Peggio, molto peggio di come sia andata nel comparto alimentare. Le vendite dei prodotti non food, nel 2009, hanno registrato una sensibile flessione. Lo aveva già reso noto l’Istat, che stimava nell’ordine del 6,2% la contrazione del giro d’affari nei consumi di prodotti non alimentari. Lo confermano ora anche i risultati dell’Osservatorio Non Food di Indicod-Ecr, l’associazione italiana non profit che raggruppa 35mila aziende industriali e distributive del settore dei beni di consumo.

L’indagine, giunta alla sua ottava edizione, ha infatti evidenziato un trend riflessivo del 4,1% nei mercati presi in esame. Un  calo quasi il doppio rispetto a quello dei consumi alimentari del 2009 (-2,2%). Di fatto, sommando l’arretramento che già era avvenuto nel 2008, gli effetti sul comparto non food hanno spinto i livelli di consumo addirittura sotto al livello raggiunto nel 2005: praticamente cinque anni andati in fumo. Analizzando nel dettaglio l’andamento dei vari settori rilevati nello studio di Indicod-Ecr, tuttavia, emergono trend contrastati.

Ad accusare maggiormente la crisi sono state le vendite di casalinghi (-10,7%), di prodotti di cancelleria, (-10,3%) i mobili e l’arredamento (-10,3%), l’edutainment (-9,5%) e l’elettronica di consumo (-5%). Anche il settore del bricolage – che rappresenta uno dei principali mercati non food, con un fatturato di quasi 11 miliardi di euro e un peso del 10,3% sul giro d’affari complessivo del comparto non alimentare – ha dovuto arrendersi all’evidenza della sfavorevole congiuntura economica facendo segnare per la prima volta una variazione negativa nelle vendite pari a 4,4 punti percentuali. Più contenute le perdite di abbigliamento e calzature (-1,7%) e di prodotti di ottica (-0,8%). In controtendenza sono risultati invece i farmaci da banco (+3,6%), i giocattoli (+2,9%), gli articoli per lo sport (+1%), la profumeria e il tessile (entrambi a +0.6%).

L’Osservatorio Non Food di Indicod-Ecr ha analizzato anche le preferenze dei consumatori rispetto ai vari canali di vendita: il negozio, l’ipermercato e le cosiddette GSS (Grandi Superfici Specializzate). Su questo fronte non emergono evidenze significative. Risulta infatti che il 56% frequenta almeno ogni tanto il negozio che è più specializzato, professionale e “familiare”, il 53% sceglie l’iper per la maggiore convenienza e l’ampiezza dell’assortimento e il 54% le GSS, a cui vengono riconosciute le prestazioni migliori: vastità dell’assortimento innanzitutto, ma anche specializzazione, vocazione professionale, presenza di servizi aggiuntivi, convenienza ecc.
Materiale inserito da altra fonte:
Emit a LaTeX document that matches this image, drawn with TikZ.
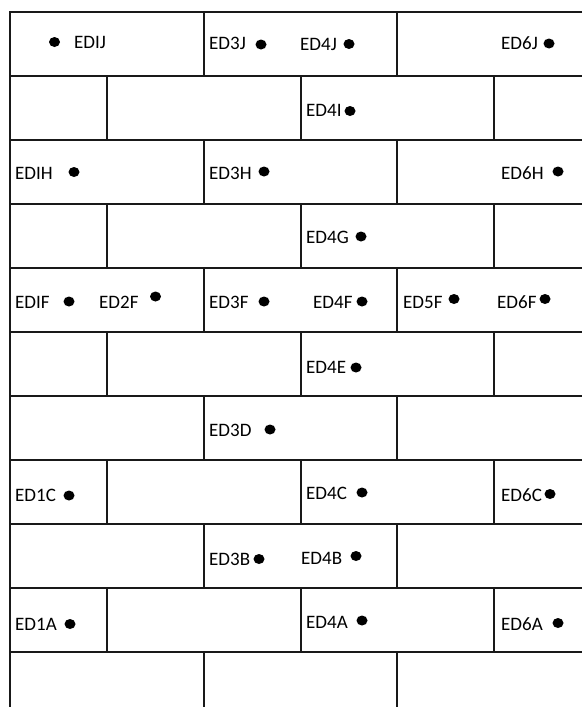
\documentclass[tikz,border=0pt]{standalone}
\usepackage{fontspec}
\setmainfont{Carlito}
\begin{document}
\begin{tikzpicture}[x=1pt,y=-1pt,
  wall/.style={line width=1.8pt,black!90},
  lab/.style={anchor=base west,inner sep=0pt,font=\fontsize{19}{21}\selectfont},
  spot/.style={fill=black}]

\useasboundingbox (0,0) rectangle (582,707);

% courses of the wall
\draw[wall] (582,12)--(10,12)--(10,707);
\draw[wall] (10,76)--(582,76);
\draw[wall] (10,140)--(582,140);
\draw[wall] (10,204)--(582,204);
\draw[wall] (10,268)--(582,268);
\draw[wall] (10,332)--(582,332);
\draw[wall] (10,396)--(582,396);
\draw[wall] (10,460)--(582,460);
\draw[wall] (10,524)--(582,524);
\draw[wall] (10,588)--(582,588);
\draw[wall] (10,652)--(582,652);

% joints
\draw[wall] (204,12)--(204,76) (397,12)--(397,76);
\draw[wall] (107,76)--(107,140) (301,76)--(301,140) (494,76)--(494,140);
\draw[wall] (204,140)--(204,204) (397,140)--(397,204);
\draw[wall] (107,204)--(107,268) (301,204)--(301,268) (494,204)--(494,268);
\draw[wall] (204,268)--(204,332) (397,268)--(397,332);
\draw[wall] (107,332)--(107,396) (301,332)--(301,396) (494,332)--(494,396);
\draw[wall] (204,396)--(204,460) (397,396)--(397,460);
\draw[wall] (107,460)--(107,524) (301,460)--(301,524) (494,460)--(494,524);
\draw[wall] (204,524)--(204,588) (397,524)--(397,588);
\draw[wall] (107,588)--(107,652) (301,588)--(301,652) (494,588)--(494,652);
\draw[wall] (204,652)--(204,707) (397,652)--(397,707);

% labels
\node[lab] (l1J) at (74,48){EDIJ};
\node[lab] (l3J) at (209,49){ED3J};
\node[lab] (l4J) at (300,50){ED4J};
\node[lab] (l6J) at (501,49){ED6J};
\node[lab] (l4I) at (306,116){ED4I};
\node[lab] (l1H) at (15,179){EDIH};
\node[lab] (l3H) at (209,179){ED3H};
\node[lab] (l6H) at (501,179){ED6H};
\node[lab] (l4G) at (306,243){ED4G};
\node[lab] (l1F) at (15,308){EDIF};
\node[lab] (l2F) at (99,308){ED2F};
\node[lab] (l3F) at (209,308){ED3F};
\node[lab] (l4F) at (313,308){ED4F};
\node[lab] (l5F) at (403,308){ED5F};
\node[lab] (l6F) at (497,308){ED6F};
\node[lab] (l4E) at (306,373){ED4E};
\node[lab] (l3D) at (209,436){ED3D};
\node[lab] (l1C) at (15,501.5){ED1C};
\node[lab] (l4C) at (306,499){ED4C};
\node[lab] (l6C) at (501,501.5){ED6C};
\node[lab] (l3B) at (209,565){ED3B};
\node[lab] (l4B) at (301,564){ED4B};
\node[lab] (l1A) at (15,630){ED1A};
\node[lab] (l4A) at (306,628){ED4A};
\node[lab] (l6A) at (501,630){ED6A};

% points
\fill[spot] (54.5,42) ellipse (5.5pt and 5pt);
\fill[spot] (261,44.5) ellipse (5.5pt and 5pt);
\fill[spot] (349,44) ellipse (5.5pt and 5pt);
\fill[spot] (549,43.5) ellipse (5.5pt and 5pt);
\fill[spot] (350,111) ellipse (5.5pt and 5pt);
\fill[spot] (74,172) ellipse (5.5pt and 5pt);
\fill[spot] (264,171.5) ellipse (5.5pt and 5pt);
\fill[spot] (558,171.5) ellipse (5.5pt and 5pt);
\fill[spot] (361,236.5) ellipse (5.5pt and 5pt);
\fill[spot] (69,301.5) ellipse (5.5pt and 5pt);
\fill[spot] (155.5,296.5) ellipse (5.5pt and 5pt);
\fill[spot] (264,301.5) ellipse (5.5pt and 5pt);
\fill[spot] (362,301.5) ellipse (5.5pt and 5pt);
\fill[spot] (454,299) ellipse (5.5pt and 5pt);
\fill[spot] (545,299) ellipse (5.5pt and 5pt);
\fill[spot] (356,367.5) ellipse (5.5pt and 5pt);
\fill[spot] (270,429.5) ellipse (5.5pt and 5pt);
\fill[spot] (69,495.5) ellipse (5.5pt and 5pt);
\fill[spot] (362,492.5) ellipse (5.5pt and 5pt);
\fill[spot] (550,494) ellipse (5.5pt and 5pt);
\fill[spot] (259,559) ellipse (5.5pt and 5pt);
\fill[spot] (356,556) ellipse (5.5pt and 5pt);
\fill[spot] (70,624) ellipse (5.5pt and 5pt);
\fill[spot] (362,620.5) ellipse (5.5pt and 5pt);
\fill[spot] (558,623) ellipse (5.5pt and 5pt);

\end{tikzpicture}
\end{document}
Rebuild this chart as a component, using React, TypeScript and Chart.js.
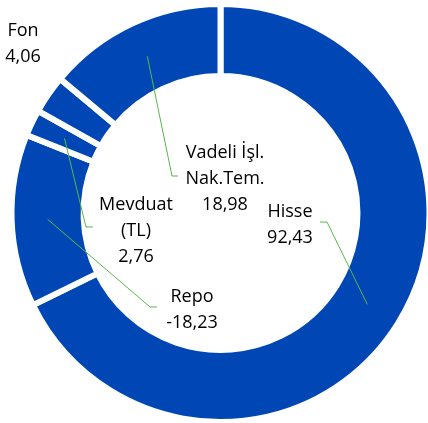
import React, { useEffect, useRef } from "react";
import { Chart, registerables } from "chart.js";

Chart.register(...registerables);

const categories: string[][] = [["Hisse"], ["Repo"], ["Mevduat", "(TL)"], ["Fon"], ["Vadeli İşl.", "Nak.Tem."]];
const values: number[] = [92.43, -18.23, 2.76, 4.06, 18.98];

// label placement relative to chart centre: text centre x, first baseline y, optional leader elbow & end
const labelLayout = [
  { dx: 69.5, dy: 4, elbow: [106.5, 9], end: [99.5, 9] },
  { dx: -28.5, dy: 89, elbow: [-70.5, 94], end: [-63.5, 94] },
  { dx: -84.5, dy: -3, elbow: [-134.5, 14], end: [-127.5, 14] },
  { dx: -197.5, dy: -177, elbow: null, end: null },
  { dx: 4.5, dy: -55, elbow: [-48.5, -37], end: [-42.5, -37] },
];

const BLUE = "#0047B5";
const GREEN = "#55B947";
const FONT = "18px 'Open Sans', 'Noto Sans', sans-serif";
const LINE_H = 26;

const fmt = (v: number) => v.toFixed(2).replace(".", ",");

const labelPlugin = {
  id: "centerLabels",
  afterDatasetsDraw(chart: any) {
    const ctx = chart.ctx as CanvasRenderingContext2D;
    const meta = chart.getDatasetMeta(0);
    const arc0 = meta.data[0] as any;
    const cx = arc0.x;
    const cy = arc0.y;
    ctx.save();
    ctx.strokeStyle = GREEN;
    ctx.lineWidth = 1;
    meta.data.forEach((arc: any, i: number) => {
      const lay = labelLayout[i];
      if (!lay.elbow || !lay.end) return;
      const p = arc.getCenterPoint();
      ctx.beginPath();
      ctx.moveTo(p.x, p.y);
      ctx.lineTo(cx + lay.elbow[0], cy + lay.elbow[1]);
      ctx.lineTo(cx + lay.end[0], cy + lay.end[1]);
      ctx.stroke();
    });
    ctx.fillStyle = "#000";
    ctx.font = FONT;
    ctx.textAlign = "center";
    ctx.textBaseline = "alphabetic";
    categories.forEach((lines, i) => {
      const lay = labelLayout[i];
      const all = [...lines, fmt(values[i])];
      all.forEach((t, j) => {
        ctx.fillText(t, cx + lay.dx, cy + lay.dy + j * LINE_H);
      });
    });
    ctx.restore();
  },
};

export default function App() {
  const ref = useRef<HTMLCanvasElement | null>(null);
  useEffect(() => {
    if (!ref.current) return;
    const chart = new Chart(ref.current, {
      type: "doughnut",
      data: {
        labels: categories.map((c) => c.join(" ")),
        datasets: [
          {
            data: values.map((v) => Math.abs(v)),
            backgroundColor: BLUE,
            borderColor: "#ffffff",
            borderWidth: 6,
            hoverOffset: 0,
          },
        ],
      },
      options: {
        responsive: false,
        animation: false,
        radius: 209,
        cutout: 134,
        layout: { padding: { left: 13, top: 3, right: 0, bottom: 0 } },
        plugins: {
          legend: { display: false },
          tooltip: { enabled: false },
        },
      } as any,
      plugins: [labelPlugin],
    });
    return () => chart.destroy();
  }, []);
  return (
    <div style={{ position: "absolute", left: 0, top: 0, width: 428, height: 423, background: "#fff" }}>
      <canvas ref={ref} width={428} height={423} style={{ display: "block" }} />
    </div>
  );
}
L’expertise, in particolare, risulta il fattore che più si correla con l’intenzione di visita (intesa come desiderabilità dei canali), seguita dalla specializzazione tecnica e dall’economicità dell’offerta.

Ben più interessante è una tendenza che emerge dall’indagine relativamente alle dinamiche di canalizzazione distributiva. Tendenza che appare tanto più significativa per l’ampiezza del campione che sta alla base dello studio. L’edizione 2010 dell’Osservatorio Non Food ha preso infatti in considerazione circa 16.000 punti vendita, per un totale di 140 insegne del comparto non alimentare. La polarizzazione di alcuni mercati all’interno di ben specifici “contenitori distributivi” non sorprende più di tanto.

Non costituisce una sorpresa scoprire che la vendita di abbigliamento e calzature, per esempio, prevale nei centri commerciali, al pari degli articoli sportivi, dell’ottica e della profumeria; mentre si concentrano nei parchi commerciali i mobili, il bricolage e una buona parte dell’elettronica di consumo; così come la vendita di edutainment, cancelleria e giocattoli è ancora in buona parte appannaggio dell’agglomerazione urbana centrale (che rimane un punto di ritrovo estremamente significativo anche per abbigliamento ed elettronica di consumo sia pure con format di metratura inferiore).

Ma mettendo a confronto gli andamenti dei due poli agglomerato urbano cittadino e centro commerciale, sembra che il primo stia recuperando terreno in termini quota di mercato rispetto a una tendenza che negli ultimi anni era andata in direzione contraria. Comparti come quello degli articoli sportivi, della profumeria, dell’elettronica di consumo, del bricolage e dell’edutainment, si riaffacciano insomma alle aree urbane centrali, evidenziando positivi trend di crescita all’interno di questo polo. Lo fanno riscoprendo nuovi format che vengono incontro di fatto alla crescente domanda di una maggiore offerta “sotto casa”.